Since the only rubric we have is provided to us by a media source with a foremost interest in selling, we struggle to keep up to the lifestyle which we believe our fellow humans are leading.

The unfortunate point about all of this is that it has been brought on, not by the greedy corporation, but by the paranoid consumer. Consumer research firms have vast amounts of information about you that your neighbour or even relatives would have no idea about. The food you buy, the clothes you like, the sites you visit, the gum you like; all of these things are on record. Now, is this a bad thing? No, it’s not. How would a company come up with the idea that they need a gum with more punch if they hadn’t found out from statistics? Would you tell them?

Some businesses may be motivated by the sale, but the consumer is the one to please.

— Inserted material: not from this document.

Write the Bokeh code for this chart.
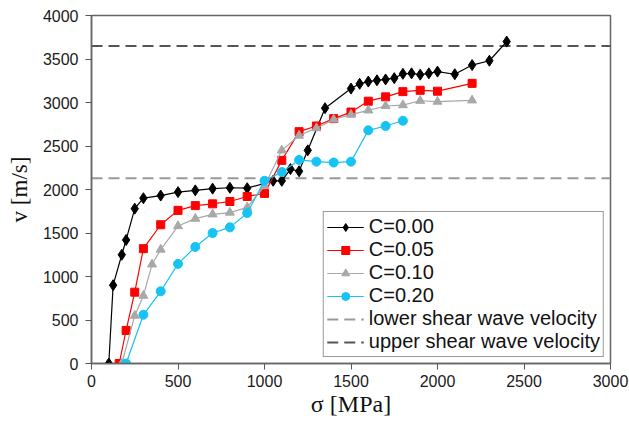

Granted, most purchases are based on emotional sells, but once again, what is the problem? These information collection agencies spend tons of money to compile information about you. Why shouldn’t they get a share. Just as a scientist who discovers a new cure should get the credit, so should the person who discovers your email.

But they’re selling your information. They are making money from what you can provide for free. Why not step in and take your fair share? You can only get control of your personal information if you are willing to sell it at a reasonable price. Look at peer-to-peer file sharing: it is around because CDs cost too much and bootlegs are unavailable. Likewise, your information is not available from you so one must fall back on to specialized networks and pay top dollar.

Not only are you loosing money by letting others make the sale, you are also loosing out on a vibrant local community. Though mass amounts of information collected by these companies are available, neither you, nor your relatives, nor your close friends have access to it. GAP, McDonalds, Cokes, and all those big corporations you hate are able to survive because of your information. The mom and pop’s groceries store down the street can’t compete; they don’t have the capital to invest into paying for your information. Let me make this clear: local businesses cannot compete because corporate offices know more about those local residents.

So what is there to lose, why not give away your information? Well, the only people who have something to loose are those very people who have access to your information in the first place. Their advantage is that you are obsessed with privacy.